By IANS,
Mumbai : After seeking pardon for actor Sanjay Dutt and Zaibunissa Kazi, found guilty in the 1993 Mumbai serial blasts case, retired Supreme Court judge Markandey Katju is set to launch an NGO to offer justice to poor and helpless people.
The NGO, “The Court of Last Resort” will be headquartered in New Delhi, and have branches in the states. It will be inaugurated formally April 15, at a function in the capital at Katju’s home.
“It has been felt for quite some time that injustice is being done to a large number of people who have been languishing in jail either as undertrials whose cases have not been heard for several years, or who have unjustly remained incarcerated because the police have fabricated evidence against them, or for want of proper legal assistance or who have had to spend many years in jail and (were) ultimately found innocent by the court,” Justice Katju explained, on his blog.
The NGO will use Right to Information (RTI) and other means to obtain details of undertrials and convicts incarcerated in jails. Depending on the legal resources necessary, the NGO would then intervene and seek bail for those languishing wrongly in jails, or facing delayed trial.
In cases deserving of pardon, the NGO will seek suspension or reduction of sentences for the concerned undertrials by knocking on the doors of the president or respective state governors.
During his visit to Mumbai two days ago, Justice Katju held meetings with top criminal lawyer Majeed Memon, activist-filmmaker Mahesh Bhatt, and social crusaders to give shape to the NGO, based on Erle Stanley Gardner’s famous “The Court of Last Resort”, a popular TV series of the 1950s in the US that dealt with cases of miscarriages of justice of helpless undertrials in US prisons in the 1940s.
Lawyer Memon, who has fought several cases of accused in the 1993 blasts and other similar cases, said that Katju would be the chief patron and noted counsel Fali S. Nariman would be chairman of the NGO.
The two vice-presidents will be Memon and Bhatt.

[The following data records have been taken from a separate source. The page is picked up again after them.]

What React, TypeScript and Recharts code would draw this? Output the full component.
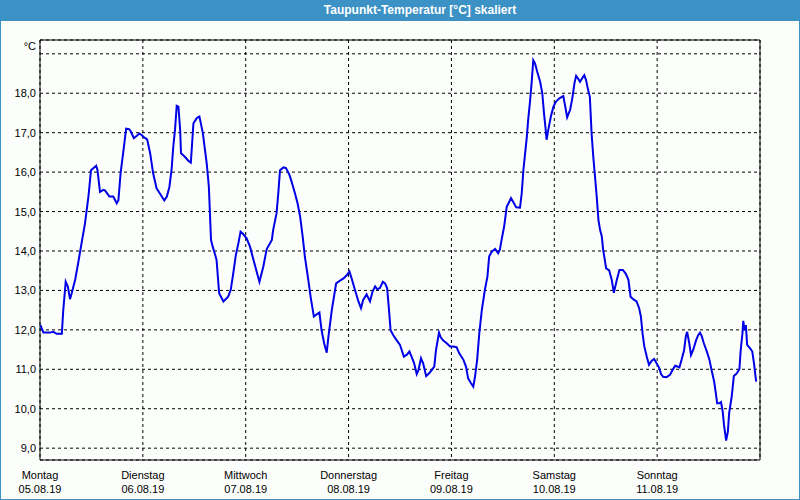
import React from 'react';
import { LineChart, Line, XAxis, YAxis, CartesianGrid, ReferenceArea } from 'recharts';

const TITLE = 'Taupunkt-Temperatur [°C] skaliert';
const UNIT = '°C';

// hours since Monday 05.08.19 00:00
const hours = [
  0.1, 0.8, 2.3, 3.1, 3.9, 5.1, 5.4, 6.0, 6.5, 7.0, 7.4, 8.2, 8.9, 9.7, 10.5, 11.3, 11.9, 13.1, 13.4, 14.0,
  14.8, 15.2, 16.2, 17.1, 17.9, 18.3, 18.8, 19.4, 20.1, 20.8, 21.2, 21.9, 22.6, 23.2, 23.7, 24.3, 25.0, 25.7,
  26.4, 27.2, 28.2, 29.0, 29.6, 30.2, 30.7, 31.1, 31.5, 31.9, 32.3, 32.7, 32.9, 33.8, 34.6, 35.2, 35.8, 36.6,
  37.2, 38.0, 38.5, 38.9, 39.4, 39.9, 40.3, 40.8, 41.2, 41.8, 42.8, 43.9, 44.5, 45.1, 45.7, 46.3, 46.8, 47.4,
  48.2, 49.0, 49.6, 50.2, 51.2, 52.1, 52.9, 53.7, 54.1, 54.4, 55.2, 55.6, 56.0, 56.8, 57.4, 58.2, 58.7, 59.5,
  60.1, 60.7, 61.3, 61.8, 62.6, 63.2, 63.9, 64.4, 65.2, 65.7, 66.3, 66.9, 67.3, 68.1, 69.1, 70.0, 70.9, 71.6,
  72.2, 72.7, 73.5, 74.3, 74.9, 75.4, 76.2, 77.0, 77.6, 78.2, 78.7, 79.3, 80.0, 80.5, 81.0, 81.5, 81.8, 82.4,
  83.2, 84.0, 84.4, 84.9, 85.6, 86.2, 86.7, 87.3, 87.9, 88.3, 88.9, 89.4, 90.1, 90.8, 91.4, 92.0, 92.4, 93.1,
  93.5, 94.1, 94.9, 95.7, 96.4, 97.2, 97.8, 98.8, 99.4, 99.9, 100.5, 101.1, 101.5, 102.0, 102.5, 103.1, 103.8,
  104.4, 104.8, 105.4, 106.2, 106.9, 107.3, 107.7, 108.3, 108.9, 109.5, 109.9, 110.4, 111.1, 112.0, 112.4,
  112.8, 113.2, 113.6, 113.9, 114.3, 114.7, 115.1, 115.5, 116.0, 116.7, 117.2, 117.6, 118.0, 118.2, 118.6,
  119.2, 119.8, 120.4, 121.2, 122.1, 122.5, 123.0, 123.7, 124.2, 124.7, 125.1, 125.5, 126.0, 126.5, 127.0,
  127.4, 127.9, 128.3, 128.7, 129.1, 129.5, 129.9, 130.3, 130.7, 131.1, 131.4, 131.8, 132.1, 132.8, 133.4,
  133.9, 134.6, 135.2, 136.0, 136.7, 137.3, 137.8, 138.4, 139.2, 139.8, 140.2, 140.6, 141.0, 141.6, 142.1,
  142.7, 143.3, 143.9, 144.5, 144.9, 145.4, 146.2, 147.0, 147.6, 148.2, 148.7, 149.2, 149.7, 150.3, 150.7,
  151.0, 151.5, 151.9, 152.4, 153.1, 153.6, 154.0, 154.4, 154.9, 155.6, 156.2, 156.7, 157.3, 157.7, 158.0,
  158.5, 158.9, 159.3, 159.6, 160.1, 160.5, 160.8, 161.4, 161.9, 162.6, 163.2, 163.5, 163.9, 164.1, 164.4,
  164.7, 165.0, 165.7, 166.2, 166.6, 167.1,
];

const dewPoint = [
  12.12, 11.93, 11.93, 11.95, 11.90, 11.90, 12.46, 13.22, 13.10, 12.78, 12.93, 13.27, 13.69, 14.20, 14.70, 15.38, 16.05, 16.16, 16.06, 15.50,
  15.55, 15.53, 15.38, 15.38, 15.21, 15.29, 15.97, 16.48, 17.10, 17.09, 17.03, 16.86, 16.92, 16.98, 16.94, 16.88, 16.83, 16.48,
  15.97, 15.59, 15.42, 15.28, 15.38, 15.63, 16.06, 16.65, 17.07, 17.68, 17.66, 17.07, 16.48, 16.39, 16.29, 16.24, 17.24, 17.37,
  17.41, 16.99, 16.56, 16.22, 15.63, 14.28, 14.11, 13.93, 13.77, 12.93, 12.72, 12.84, 13.01, 13.44, 13.90, 14.20, 14.49, 14.43,
  14.32, 14.11, 13.86, 13.62, 13.22, 13.60, 14.05, 14.20, 14.28, 14.53, 14.96, 15.46, 16.05, 16.12, 16.10, 15.93, 15.76, 15.46,
  15.21, 14.87, 14.36, 13.86, 13.27, 12.80, 12.34, 12.38, 12.44, 11.99, 11.66, 11.42, 11.83, 12.51, 13.18, 13.25, 13.31, 13.39,
  13.48, 13.31, 13.01, 12.72, 12.55, 12.76, 12.90, 12.72, 12.97, 13.10, 13.03, 13.06, 13.22, 13.18, 13.06, 12.42, 11.99, 11.87,
  11.74, 11.62, 11.49, 11.32, 11.37, 11.45, 11.32, 11.15, 10.88, 10.98, 11.28, 11.15, 10.83, 10.90, 10.98, 11.07, 11.49, 11.93,
  11.81, 11.73, 11.66, 11.58, 11.58, 11.56, 11.41, 11.24, 11.07, 10.77, 10.66, 10.56, 10.81, 11.24, 11.91, 12.51, 13.01,
  13.35, 13.86, 13.98, 14.05, 13.94, 14.03, 14.28, 14.62, 15.12, 15.25, 15.34, 15.25, 15.11, 15.10, 15.46,
  16.06, 16.48, 16.90, 17.32, 17.75, 18.25, 18.84, 18.76, 18.55, 18.29, 18.00, 17.49, 17.07, 16.82, 17.07,
  17.41, 17.66, 17.79, 17.87, 17.93, 17.70, 17.39, 17.58, 17.87, 18.25, 18.44, 18.38, 18.29, 18.38, 18.46,
  18.34, 18.08, 17.91, 16.99, 16.39, 15.89, 15.38, 14.79, 14.53, 14.36, 14.03, 13.77, 13.56, 13.51, 13.27,
  12.94, 13.27, 13.52, 13.52, 13.42, 13.27, 12.84, 12.78, 12.72, 12.55, 12.34, 11.91, 11.58, 11.31, 11.11,
  11.21, 11.26, 11.15, 11.03, 10.88, 10.81, 10.80, 10.86, 10.98, 11.09, 11.07, 11.05, 11.24, 11.49, 11.84,
  11.95, 11.66, 11.36, 11.49, 11.74, 11.87, 11.93, 11.84, 11.66, 11.45, 11.24, 10.98, 10.69, 10.39, 10.14,
  10.14, 10.17, 9.93, 9.59, 9.19, 9.42, 9.89, 10.31, 10.83, 10.90, 11.01, 11.49, 11.91, 12.23, 11.99,
  12.12, 11.62, 11.53, 11.45, 11.15, 10.69,
];

const xTicks = [0, 24, 48, 72, 96, 120, 144, 168];
const dayNames = ['Montag', 'Dienstag', 'Mittwoch', 'Donnerstag', 'Freitag', 'Samstag', 'Sonntag'];
const dayDates = ['05.08.19', '06.08.19', '07.08.19', '08.08.19', '09.08.19', '10.08.19', '11.08.19'];
const yTicks = [9, 10, 11, 12, 13, 14, 15, 16, 17, 18, 19];
const yDomain = [8.7, 19.35];

const data = hours.map((h, i) => ({ h, v: dewPoint[i] }));

const FONT = '"Liberation Sans", Arial, sans-serif';
const BLUE_FRAME = '#3c91c5';

const XTick = (props: any) => {
  const { x, y, index } = props;
  if (index >= dayNames.length) return null;
  return (
    <g>
      <text x={x} y={y + 19} textAnchor="middle" fontFamily={FONT} fontSize={11} fill="#000">
        {dayNames[index]}
      </text>
      <text x={x} y={y + 33} textAnchor="middle" fontFamily={FONT} fontSize={11} fill="#000">
        {dayDates[index]}
      </text>
    </g>
  );
};

const YTick = (props: any) => {
  const { x, y, payload } = props;
  const top = payload.value === yTicks[yTicks.length - 1];
  return (
    <text x={x} y={top ? y - 8 : y} dy="0.36em" textAnchor="end" fontFamily={FONT} fontSize={11} fill="#000">
      {top ? UNIT : payload.value.toFixed(1).replace('.', ',')}
    </text>
  );
};

export default function App() {
  return (
    <div
      style={{
        position: 'absolute',
        left: 0,
        top: 0,
        width: 800,
        height: 500,
        background: '#fcfefc',
        boxShadow: `inset 1px 0 0 ${BLUE_FRAME}, inset -1px 0 0 ${BLUE_FRAME}, inset 0 -1px 0 ${BLUE_FRAME}`,
        overflow: 'hidden',
      }}
    >
      <div
        style={{
          position: 'absolute',
          left: 0,
          top: 0,
          width: 800,
          height: 21,
          background: BLUE_FRAME,
        }}
      >
        <div
          style={{
            position: 'absolute',
            left: 420,
            top: 0,
            transform: 'translateX(-50%)',
            whiteSpace: 'nowrap',
            color: '#fff',
            fontFamily: FONT,
            fontWeight: 'bold',
            fontSize: 12,
            lineHeight: '20px',
          }}
        >
          {TITLE}
        </div>
      </div>
      <div style={{ position: 'absolute', left: 0, top: 0 }}>
        <LineChart width={800} height={500} data={data} margin={{ top: 40, right: 40, left: 0, bottom: 0 }}>
          <CartesianGrid stroke="#000" strokeDasharray="3 3" strokeWidth={1} />
          <XAxis
            dataKey="h"
            type="number"
            domain={[0, 168]}
            ticks={xTicks}
            height={40}
            axisLine={false}
            tickLine={false}
            tickSize={0}
            tickMargin={0}
            tick={<XTick />}
            interval={0}
          />
          <YAxis
            type="number"
            domain={yDomain}
            ticks={yTicks}
            allowDataOverflow
            width={40}
            axisLine={false}
            tickLine={false}
            tickSize={0}
            tickMargin={4}
            tick={<YTick />}
            interval={0}
          />
          <ReferenceArea x1={0} x2={168} fill="none" stroke="#000" strokeWidth={1} fillOpacity={0} ifOverflow="extendDomain" />
          <Line
            type="linear"
            dataKey="v"
            stroke="#0000e6"
            strokeWidth={2}
            dot={false}
            isAnimationActive={false}
          />
        </LineChart>
      </div>
    </div>
  );
}
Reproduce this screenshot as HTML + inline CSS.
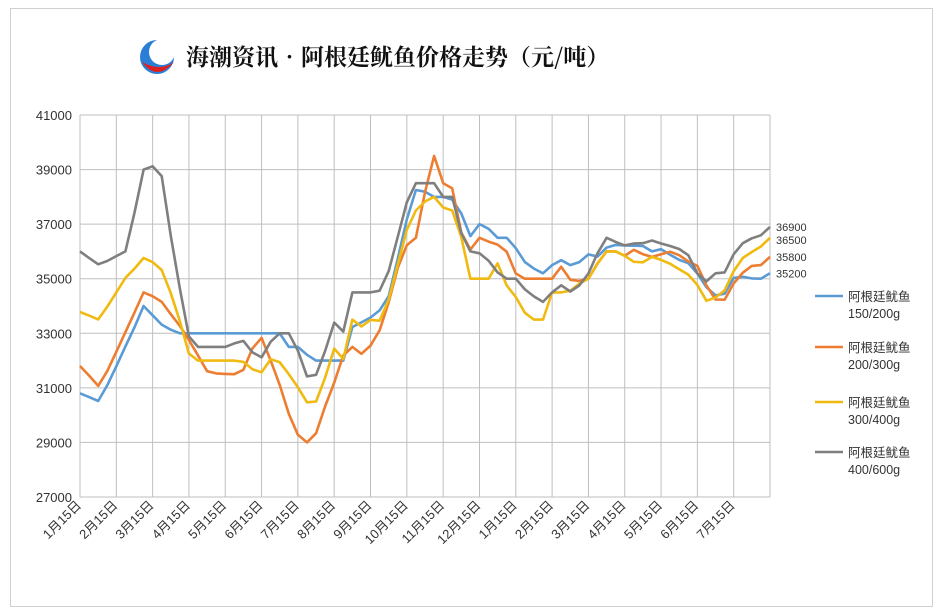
<!DOCTYPE html>
<html><head><meta charset="utf-8">
<style>
html,body{margin:0;padding:0;background:#fff;}
body{width:942px;height:614px;overflow:hidden;font-family:"Liberation Sans","Noto Sans CJK SC",sans-serif;}
#frame{position:absolute;left:10px;top:8px;width:921px;height:597px;border:1px solid #d0d0d0;}
</style></head>
<body>
<div id="frame"></div>
<svg id="chart" width="942" height="614" style="position:absolute;left:0;top:0">
  <g>
    <circle cx="157" cy="57" r="17" fill="#2a7fd4"/>
    <circle cx="162" cy="52" r="13" fill="#fff"/>
    <path d="M142 62 Q157 82 174 62 Q160 72 142 62Z" fill="#e02020"/>
  </g>
  <text x="186" y="65" font-size="23" font-weight="bold" fill="#111" font-family="'Noto Serif CJK SC','Noto Sans CJK SC',serif">海潮资讯•阿根廷鱿鱼价格走势（元/吨）</text>
  <g id="grid"></g><g id="lines"></g><g id="labels"></g><g id="legend"></g>
</svg>
<script>
const yTicks=[27000,29000,31000,33000,35000,37000,39000,41000];
const monthLabels=["1月15日","2月15日","3月15日","4月15日","5月15日","6月15日","7月15日","8月15日","9月15日","10月15日","11月15日","12月15日","1月15日","2月15日","3月15日","4月15日","5月15日","6月15日","7月15日"];
const seriesNames=["阿根廷鱿鱼150/200g","阿根廷鱿鱼200/300g","阿根廷鱿鱼300/400g","阿根廷鱿鱼400/600g"];
const s150=[30800,30660,30520,31090,31790,32520,33220,34000,33660,33320,33130,33000,33000,33000,33000,33000,33000,33000,33000,33000,33000,33000,33000,32500,32500,32210,32000,32000,32000,32000,33230,33400,33580,33840,34360,35740,37170,38250,38190,38000,38000,37900,37390,36560,37000,36830,36500,36500,36120,35610,35370,35200,35500,35680,35500,35610,35890,35810,36140,36240,36220,36210,36200,36000,36080,35880,35690,35570,35190,34690,34390,34450,35030,35070,35010,35000,35200];
const s200=[31800,31450,31070,31610,32320,33040,33760,34500,34360,34150,33700,33270,32750,32190,31610,31530,31510,31500,31660,32450,32830,32000,31110,30050,29280,29000,29340,30320,31190,32190,32500,32250,32550,33110,34140,35400,36230,36500,38170,39500,38500,38310,36690,36070,36500,36360,36250,35990,35190,35000,35000,35000,35000,35440,34960,34920,35000,35560,36000,36000,35840,36060,35900,35800,35900,35990,35860,35630,35470,34760,34240,34230,34830,35220,35470,35500,35800];
const s300=[33780,33650,33510,33970,34500,35030,35370,35760,35610,35320,34470,33440,32260,32000,32000,32000,32000,32000,31950,31680,31570,32050,31940,31500,31020,30470,30500,31370,32440,32060,33500,33250,33490,33460,34240,35520,36790,37500,37830,38000,37610,37500,36520,35000,35000,35000,35560,34750,34330,33750,33500,33500,34500,34500,34560,34820,35000,35550,36000,36000,35840,35620,35600,35800,35690,35550,35350,35150,34770,34190,34310,34570,35280,35760,35980,36180,36500];
const s400=[36000,35760,35530,35650,35830,36000,37420,39000,39120,38760,36570,34630,32890,32500,32500,32500,32500,32630,32720,32300,32120,32690,33000,33000,32360,31420,31480,32350,33390,33060,34500,34500,34500,34560,35280,36540,37800,38500,38500,38500,38000,38000,36670,36000,35930,35660,35230,35000,35000,34610,34350,34150,34500,34760,34530,34750,35190,35930,36500,36350,36220,36290,36300,36400,36290,36200,36090,35860,35190,34900,35200,35230,35900,36300,36480,36590,36900];
const colors=["#5B9BD5","#ED7D31","#F0BA10","#7F7F7F"];
const NS="http://www.w3.org/2000/svg";
const L=80,R=770,T=115,B=497,yMin=27000,yMax=41000;
const nPts=s150.length;
function xPos(i){return L+i*(R-L)/(nPts-1);}
function yPos(v){return B-(v-yMin)/(yMax-yMin)*(B-T);}
function mk(tag,attrs,parent){const e=document.createElementNS(NS,tag);for(const k in attrs)e.setAttribute(k,attrs[k]);parent.appendChild(e);return e;}
const grid=document.getElementById('grid'),lines=document.getElementById('lines'),labels=document.getElementById('labels'),legend=document.getElementById('legend');
yTicks.forEach(v=>{
  const ln=mk('line',{x1:L,x2:R,y1:yPos(v),y2:yPos(v),stroke:'#bfbfbf','stroke-width':1},grid);
  
  
  const t=mk('text',{x:72,y:yPos(v)+5,'text-anchor':'end','font-size':13,fill:'#333'},labels);
  t.textContent=v;
  
  
});
const step=(R-L)/monthLabels.length;
for(let i=0;i<=monthLabels.length;i++){
  const x=L+i*step;
  const ln=mk('line',{x1:x,x2:x,y1:T,y2:B,stroke:'#bfbfbf','stroke-width':1},grid);
  
  
}
monthLabels.forEach((m,i)=>{
  const x=L+i*step+2,y=506;
  const t=mk('text',{x:x,y:y,'text-anchor':'end','font-size':13,fill:'#333',transform:`rotate(-45 ${x} ${y})`},labels);
  t.textContent=m;
  
  
});
[s150,s200,s300,s400].forEach((s,k)=>{
  const d=s.map((v,i)=>(i?'L':'M')+xPos(i).toFixed(1)+' '+yPos(v).toFixed(1)).join(' ');
  const p=mk('path',{d:d,fill:'none',stroke:colors[k],'stroke-width':2.6,'stroke-linejoin':'round'},lines);
  
  
  const last=s[s.length-1];
  const lt=mk('text',{x:776,y:0,'font-size':11,fill:'#333'},labels);
  lt.textContent=last;
  
  
  lt.dataset.v=last;
  const ly=[296,347,402,452][k];
  const ll=mk('line',{x1:815,x2:843,y1:ly,y2:ly,stroke:colors[k],'stroke-width':2.6},legend);
  
  
  const t1=mk('text',{x:848,y:ly+5,'font-size':12.5,fill:'#333'},legend);
  t1.textContent=seriesNames[k].slice(0,5);
  
  
  const t2=mk('text',{x:848,y:ly+22,'font-size':12.5,fill:'#333'},legend);
  t2.textContent=seriesNames[k].slice(5);
  
  
});
// place end labels sorted, avoid overlap
const els=[...labels.querySelectorAll('text[data-v]')].sort((a,b)=>b.dataset.v-a.dataset.v);
let prev=-1e9;
els.forEach(e=>{let y=yPos(+e.dataset.v)+4;if(y<prev+13)y=prev+13;e.setAttribute('y',y);prev=y;});
</script>
</body></html>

In his blog on the issue, Katju recalled the case of a 17-year-old Ami who spent 14 years in jail before being declared innocent and released at age 31.
“Many such persons in jail belong to minorities who have been accused only on suspicion and on pre-conceived notions that all persons of that community are terrorists,” Katju said, adding that under pressure to solve cases, the police often fabricated evidence against Muslim youths in terror cases.
“All this is triggering new cycles of hate and revenge. Despair turns citizens into perpetrators (of crime), from the hunted to the hunter. Young men who have spent long years in jail cannot find jobs or houses to rent even when acquitted, their families are ostracized, and sisters find themselves unmarriageable because their brothers have been branded as terrorists,” he said.
“Unless this cycle of hate is now reversed, we are heading for terrible times, for injustice breeds hatred and violence,” Katju noted.
“The result of all this is that in our country gross injustice is often done, particularly to minorities, and the time has now come when this great wrong must be set right. Our country is a country of great diversity and therefore no community must be made to feel that it is being selectively victimised,” Katju said on his blog.